Search code examples
azureazure-synapse

Azure Synapse Analytics: Parquet Create TempView and change column values


I am hoping if someone can help here. Below is part of script our developer used in Azure Synapse to read and create TempView from parquet file. It reads parquet file "Client" and create a TempView: aa_client:

aa_client = read_from_data_lake(aa_account_name, aa_file_system_name, aa_file_location + "Client", aa_file_format, aa_header, aa_infer_schema)
aa_client.createOrReplaceTempView("aa_client")
aa_client = aa_client.withColumn("client_group",when(aa_client.client_group=="UGR","UG"))
aa_client = aa_client.withColumn("last_update_timestamp",lit(None))

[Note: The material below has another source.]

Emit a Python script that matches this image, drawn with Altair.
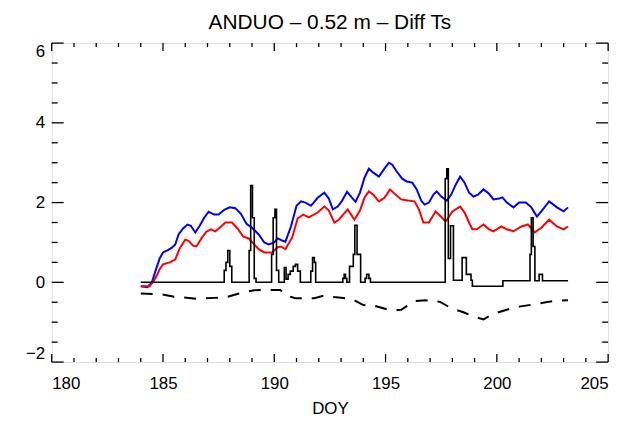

The first 2 lines of codes are working, but I was just wondering if I could also add the following:

  1. change value in column "client_group" on condition: if value is "UGR" change to "UG"
  2. change the datetime in "last_update_timestamp" to none I tried to do this using withColumn (last two line of codes) but they are not working at all. I am hoping if someone can help please?

Many Thanks Michelle


Solution

  • I reproduced the above and able to update the dataframe.

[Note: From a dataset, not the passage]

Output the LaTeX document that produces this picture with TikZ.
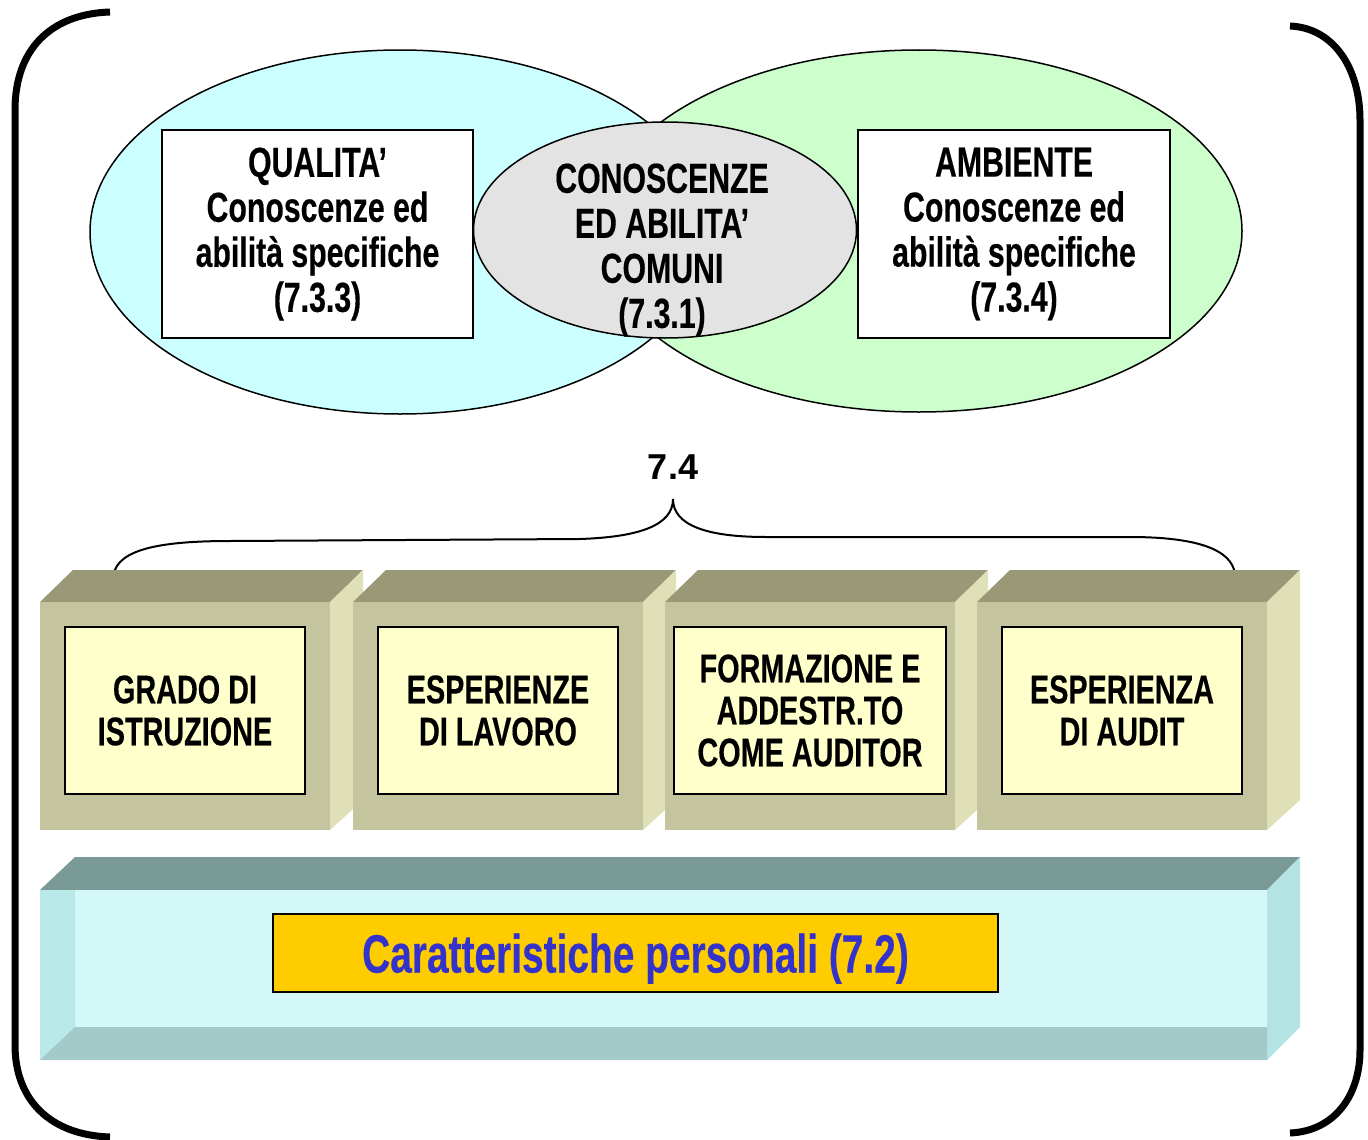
\documentclass[tikz,border=0pt]{standalone}
\usepackage{fontspec}
\setmainfont{Liberation Sans}[FakeStretch=0.72, FakeBold=0.3]
\newfontfamily\wideface{Liberation Sans}
\usetikzlibrary{shapes.geometric}

\definecolor{qualcyan}{HTML}{CCFFFF}
\definecolor{ambgreen}{HTML}{CCFFCC}
\definecolor{comgray}{HTML}{E3E3E3}
\definecolor{cubetopc}{HTML}{999977}
\definecolor{cubefrontc}{HTML}{C4C49E}
\definecolor{cubesidec}{HTML}{DFDFB8}
\definecolor{cubeinc}{HTML}{FFFFCC}
\definecolor{bartopc}{HTML}{7A9A98}
\definecolor{barfrontc}{HTML}{D4F8F8}
\definecolor{barleftc}{HTML}{B9E9E9}
\definecolor{barbotc}{HTML}{A3C9C9}
\definecolor{barsidec}{HTML}{B3E3E3}
\definecolor{traityel}{HTML}{FFCC00}
\definecolor{traitblue}{HTML}{3333CC}

\begin{document}
\begin{tikzpicture}[
    x = 1pt, y = -1pt, % picture in pixel units
    area/.style = {ellipse, draw = black, line width = 1.5pt, inner sep = 0pt},
    txt/.style = {align = center, inner sep = 0pt,
      font = \bfseries\fontsize{42}{45}\selectfont},
    txtbox/.style = {txt, draw = black, fill = white, line width = 1.5pt},
    cubelabel/.style = {align = center, draw = black, fill = cubeinc,
      line width = 1.5pt, minimum height = 167pt, inner sep = 0pt,
      font = \bfseries\fontsize{40}{42}\selectfont},
    bracket/.style = {line width = 7pt}
    ]

    \useasboundingbox (0,0) rectangle (1368,1140);

    % outer brackets
    \draw[bracket] (110,12) .. controls (50,14) and (15,50) .. (15,110)
      -- (15,1045) .. controls (15,1100) and (50,1135) .. (110,1137);
    \draw[bracket] (1290,26) .. controls (1335,28) and (1360,70) .. (1360,120)
      -- (1360,1050) .. controls (1360,1095) and (1335,1131) .. (1290,1133);

    % the three areas
    \node[area, fill = qualcyan, minimum width = 620pt, minimum height = 364pt]
      (qarea) at (400,232) {};
    \node[area, fill = ambgreen, minimum width = 646pt, minimum height = 362pt]
      (aarea) at (919,231) {};
    \node[area, fill = comgray, minimum width = 383pt, minimum height = 216pt]
      (carea) at (665,230) {};

    \node[txtbox, minimum width = 311pt, minimum height = 208pt] (qual)
      at (317.5,234) {QUALITA’\\Conoscenze ed\\abilità specifiche\\(7.3.3)};
    \node[txtbox, minimum width = 312pt, minimum height = 208pt] (amb)
      at (1014,234) {AMBIENTE\\Conoscenze ed\\abilità specifiche\\(7.3.4)};
    \node[txt] (com) at (662,250) {CONOSCENZE\\ED ABILITA’\\COMUNI\\(7.3.1)};

    % 7.4 and its brace
    \node[font = \wideface\bfseries\fontsize{36}{40}\selectfont] (sect)
      at (673,467) {7.4};
    \draw[line width = 2pt] (113,580) .. controls (113,552) and (150,541) .. (230,541)
      -- (580,539) .. controls (640,537) and (673,525) .. (673,499)
      .. controls (673,525) and (706,537) .. (766,537)
      -- (1130,537) .. controls (1210,537) and (1235,555) .. (1235,577);

    % the four blocks
    \foreach \xa/\bw/\lbl [count=\i] in {40/240/{GRADO DI\\ISTRUZIONE},
        353/240/{ESPERIENZE\\DI LAVORO},
        665/272/{FORMAZIONE E\\ADDESTR.TO\\COME AUDITOR},
        977/240/{ESPERIENZA\\DI AUDIT}}
    {
      \pgfmathsetmacro{\xb}{\xa+290}
      \fill[cubetopc] (\xa,602) -- (\xa+33,570) -- (\xb+33,570) -- (\xb,602) -- cycle;
      \fill[cubesidec] (\xb,602) -- (\xb+33,570) -- (\xb+33,800) -- (\xb,830) -- cycle;
      \fill[cubefrontc] (\xa,602) rectangle (\xb,830);
      \node[cubelabel, minimum width = \bw pt] (item\i) at (\xa+145,710.5) {\lbl};
    }

    % base bar
    \fill[bartopc] (40,890) -- (75,857) -- (1300,857) -- (1267,890) -- cycle;
    \fill[barsidec] (1267,890) -- (1300,857) -- (1300,1027) -- (1267,1060) -- cycle;
    \fill[barfrontc] (40,890) rectangle (1267,1060);
    \fill[barleftc] (40,890) -- (75,890) -- (75,1027) -- (40,1060) -- cycle;
    \fill[barbotc] (75,1027) -- (1267,1027) -- (1267,1060) -- (40,1060) -- cycle;
    \node[draw = black, fill = traityel, line width = 2pt, inner sep = 0pt,
      minimum width = 725pt, minimum height = 78pt, text = traitblue, text depth = 0pt,
      font = \bfseries\fontsize{54}{58}\selectfont] (traits)
      at (635.5,953) {Caratteristiche personali (7.2)};
\end{tikzpicture}
\end{document}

    This is my sample data in dataframe df:

    enter image description here

    I used the below code, and you can see the values are updated in the result dataframe.

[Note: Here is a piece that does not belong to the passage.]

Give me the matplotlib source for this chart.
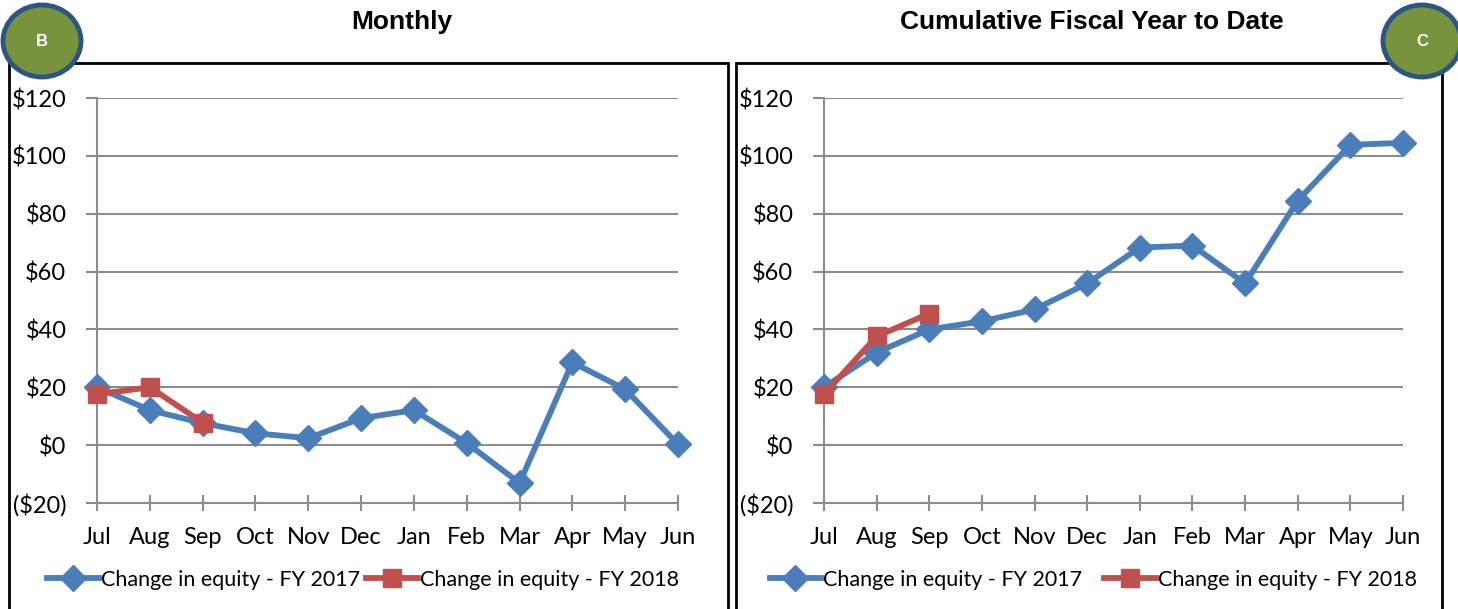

    aa_client = df.withColumn("client_group",when(df.client_group=="UGR","UG").otherwise(df["client_group"]))
    
    aa_client = aa_client.withColumn("last_update_timestamp",lit(None))
    

    I have used otherwise after when in the first line to not update other values to null if the condition is not matched.

    Result:

    enter image description here

    If you want to update your temporary view, you have create or Replace the temporary view again after the above operations. dataframe operations won't update the views.